The hotel and restaurant have recently received initial approval from the National Park Service to be designated one of the “Historic Hotels of America,” which will help with marketing the independent and unbranded hotel, the IDA summary said.

Work would include completing deferred maintenance, making the buildings handicapped accessible with an elevator, removing asbestos, upgrading mechanical systems to be energy efficient and renovating guest rooms, corridors, lobby, reception areas and amenities.

The costs would approach what it would take to just tear down and replace them with a new limited-service, mid-scale hotel, Iskalo said, and the lack of a national brand means it’s harder to attract a lot of business and it can’t charge as much as franchised hotels.

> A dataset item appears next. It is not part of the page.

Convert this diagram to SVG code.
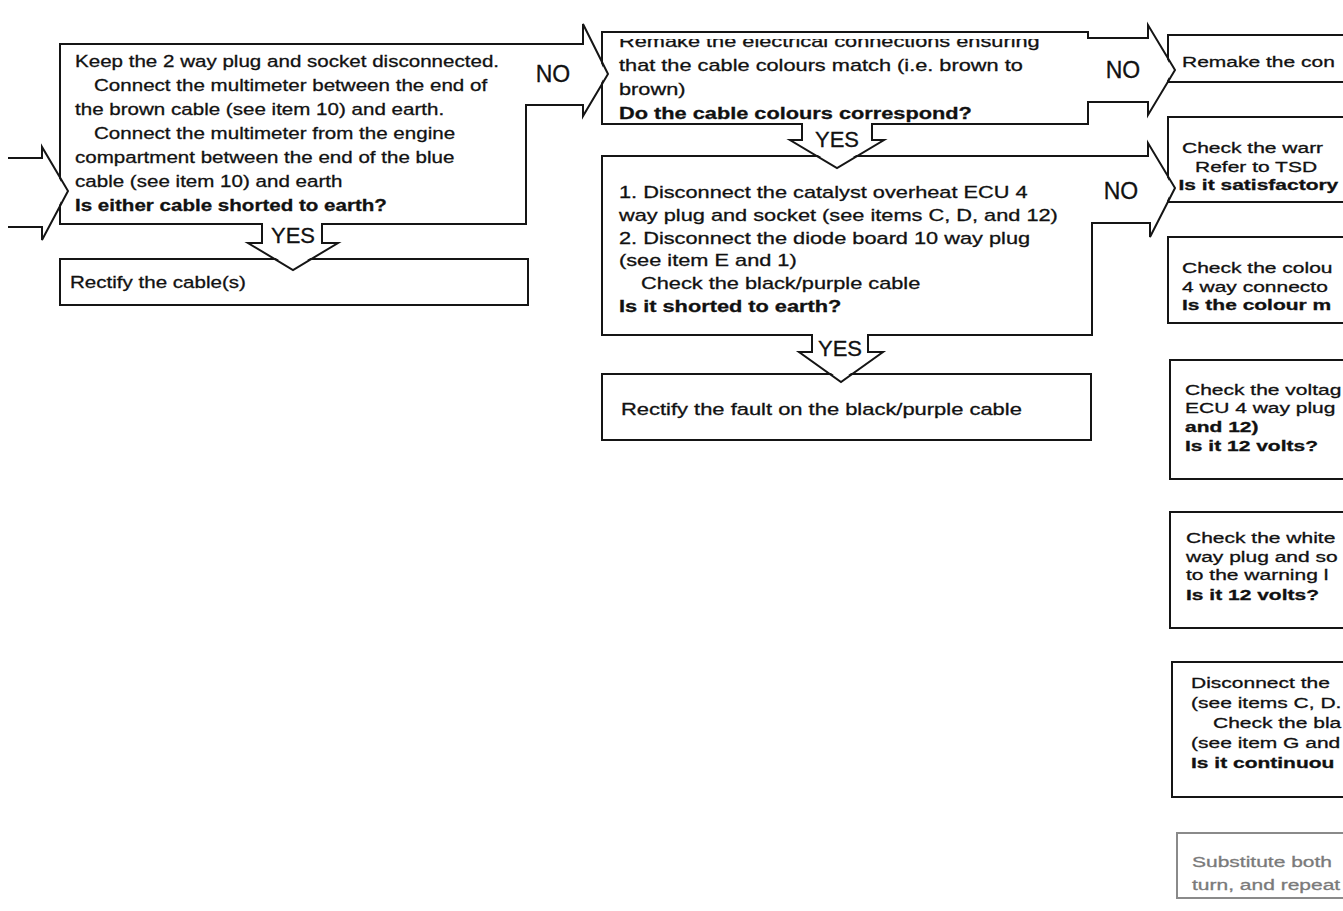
<svg xmlns="http://www.w3.org/2000/svg" width="1343" height="911" viewBox="0 0 1343 911">
<style>
.bx{fill:#fff;stroke:#151515;stroke-width:2}
.gb{fill:#fff;stroke:#8a8a8a;stroke-width:2}
.t{font-family:"Liberation Sans",Arial,sans-serif;font-size:17px;fill:#111;stroke:#111;stroke-width:0.3;white-space:pre}
.r{font-size:15px}
.b{font-weight:bold}
.g{fill:#7a7a7a;stroke:#7a7a7a}
.lb{font-family:"Liberation Sans",Arial,sans-serif;font-size:23px;fill:#111;stroke:#111;stroke-width:0.3;text-anchor:middle}
.ys{font-size:22px}
.af{fill:#fff;stroke:none}
.ao{fill:none;stroke:#151515;stroke-width:2;stroke-linejoin:miter}
</style>
<defs>
<clipPath id="cutTop"><rect x="-20" y="39" width="400" height="30"/></clipPath>
</defs>
<rect width="1343" height="911" fill="#fff"/>

<g id="n1">
<rect class="bx" x="60" y="44" width="466" height="180"/>
<g class="t" transform="translate(75 0) scale(1.21 1)">
<text x="0" y="67">Keep the 2 way plug and socket disconnected.</text>
<text x="15.7" y="91">Connect the multimeter between the end of</text>
<text x="0" y="115">the brown cable (see item 10) and earth.</text>
<text x="15.7" y="139">Connect the multimeter from the engine</text>
<text x="0" y="163">compartment between the end of the blue</text>
<text x="0" y="187">cable (see item 10) and earth</text>
<text x="0" y="211" class="b">Is either cable shorted to earth?</text>
</g>
</g>

<g id="n2">
<rect class="bx" x="60" y="259" width="468" height="46"/>
<g class="t" transform="translate(70 0) scale(1.21 1)"><text x="0" y="288">Rectify the cable(s)</text></g>
</g>

<g id="n3">
<rect class="bx" x="602" y="32" width="486" height="92"/>
<g class="t" transform="translate(619 0) scale(1.28 1)">
<text x="0" y="47" clip-path="url(#cutTop)">Remake the electrical connections ensuring</text>
<text x="0" y="71">that the cable colours match (i.e. brown to</text>
<text x="0" y="95">brown)</text>
<text x="0" y="119" class="b">Do the cable colours correspond?</text>
</g>
</g>

<g id="n4">
<rect class="bx" x="602" y="156" width="490" height="179"/>
<g class="t" transform="translate(619 0) scale(1.28 1)">
<text x="0" y="198">1.  Disconnect the catalyst overheat ECU 4</text>
<text x="0" y="221">way plug and socket (see items C, D, and 12)</text>
<text x="0" y="244">2.  Disconnect the diode board 10 way plug</text>
<text x="0" y="266">(see item E and 1)</text>
<text x="17.2" y="289">Check the black/purple cable</text>
<text x="0" y="312" class="b">Is it shorted to earth?</text>
</g>
</g>

<g id="n5">
<rect class="bx" x="602" y="374" width="489" height="66"/>
<g class="t" transform="translate(621 0) scale(1.29 1)"><text x="0" y="415">Rectify the fault on the black/purple cable</text></g>
</g>

<g id="r1">
<rect class="bx" x="1168" y="35" width="250" height="47"/>
<g class="t r" transform="translate(1182 0) scale(1.4 1)"><text x="0" y="67">Remake the con</text></g>
</g>
<g id="r2">
<rect class="bx" x="1168" y="117" width="250" height="85"/>
<g class="t r" transform="translate(1182 0) scale(1.4 1)">
<text x="0" y="153">Check the warr</text>
<text x="9.3" y="172">Refer to TSD</text>
<text x="-2.5" y="190" class="b">Is it satisfactory</text>
</g>
</g>
<g id="r3">
<rect class="bx" x="1168" y="237" width="250" height="86"/>
<g class="t r" transform="translate(1182 0) scale(1.4 1)">
<text x="0" y="273">Check the colou</text>
<text x="0" y="292">4 way connecto</text>
<text x="0" y="310" class="b">Is the colour m</text>
</g>
</g>
<g id="r4">
<rect class="bx" x="1170" y="360" width="250" height="119"/>
<g class="t r" transform="translate(1185 0) scale(1.4 1)">
<text x="0" y="395">Check the voltag</text>
<text x="0" y="413">ECU 4 way plug</text>
<text x="0" y="432" class="b">and 12)</text>
<text x="0" y="451" class="b">Is it 12 volts?</text>
</g>
</g>
<g id="r5">
<rect class="bx" x="1170" y="512" width="250" height="116"/>
<g class="t r" transform="translate(1186 0) scale(1.4 1)">
<text x="0" y="543">Check the white</text>
<text x="0" y="562">way plug and so</text>
<text x="0" y="580">to the warning l</text>
<text x="0" y="600" class="b">Is it 12 volts?</text>
</g>
</g>
<g id="r6">
<rect class="bx" x="1172" y="662" width="250" height="135"/>
<g class="t r" transform="translate(1191 0) scale(1.4 1)">
<text x="0" y="688">Disconnect the</text>
<text x="0" y="708">(see items C, D.</text>
<text x="15.7" y="728">Check the bla</text>
<text x="0" y="748">(see item G and</text>
<text x="0" y="768" class="b">Is it continuou</text>
</g>
</g>
<g id="r7">
<rect class="gb" x="1177" y="833" width="250" height="65"/>
<g class="t r g" transform="translate(1192 0) scale(1.4 1)">
<text x="0" y="867">Substitute both</text>
<text x="0" y="890">turn, and repeat</text>
</g>
</g>

<g id="connectors">
<path class="af" d="M8,159 H43 V149 L66,191 L43,238 V226 H8 Z"/>
<path class="ao" d="M8,158 H42 V147 L68,191 L42,240 V227 H8"/>

<path class="af" d="M520,45 H584 V26 L606,74 L584,114 V104 H520 Z"/>
<path class="ao" d="M526,44 H583 V24 L608,74 L583,116 V105 H526"/>
<text class="lb" x="553" y="82">NO</text>

<path class="af" d="M1082,39 H1149 V27 L1173,70 L1149,113 V101 H1082 Z"/>
<path class="ao" d="M1088,38 H1148 V25 L1175,70 L1148,115 V102 H1088"/>
<text class="lb" x="1123" y="78">NO</text>

<path class="af" d="M1086,157 H1149 V145 L1173,188 L1151,235 V222 H1086 Z"/>
<path class="ao" d="M1092,156 H1148 V143 L1175,188 L1150,237 V223 H1092"/>
<text class="lb" x="1121" y="199">NO</text>

<path class="af" d="M263,218 H321 V244 H335 L293,268 L251,244 H263 Z"/>
<path class="ao" d="M262,224 V243 H248 L293,270 L338,243 H322 V224"/>
<text class="lb ys" x="293" y="243">YES</text>

<path class="af" d="M803,122 H871 V141 H881 L837,166 L793,141 H803 Z"/>
<path class="ao" d="M802,124 V140 H790 L837,168 L884,140 H872 V124"/>
<text class="lb ys" x="837" y="147">YES</text>

<path class="af" d="M813,333 H867 V353 H880 L841,380 L802,353 H813 Z"/>
<path class="ao" d="M812,335 V352 H799 L841,382 L883,352 H868 V335"/>
<text class="lb ys" x="840" y="356">YES</text>
</g>
</svg>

IDA benefits “will aid in overcoming this and give the historic hotel the best chance to succeed,” the IDA summary said.

The agency’s board, with only Amherst Town Supervisor Dr. Barry Weinstein voting “no,” authorized $1.07 million in tax savings on the $9.89 million renovation. That includes $615,374 in property tax savings, $359,407 in sales tax breaks and $98,858 in mortgage tax relief.

In exchange, under the agency’s 10-year exemption and gradually increasing payment-in-lieu-of-taxes (PILOT), Iskalo will pay a total of $1.92 million in property taxes over the period. That breaks down to $1.24 million to the Amherst Central School District, $374,779 to the Town of Amherst and $307,563 to Erie County.

By comparison, the property would pay $1.1 million in property taxes over 10 years under its current level, so the PILOT calls for $834,076 in added taxes.

Officials said municipalities have already benefited from Iskalo’s purchase of the property, which had been assessed at about $600,000 when it was acquired but is now assessed at $3.5 million.

According to the application, the project will keep 43 full-time positions and create 26 more, with both hourly and salaried positions that range from minimum wage to $65,000 a year.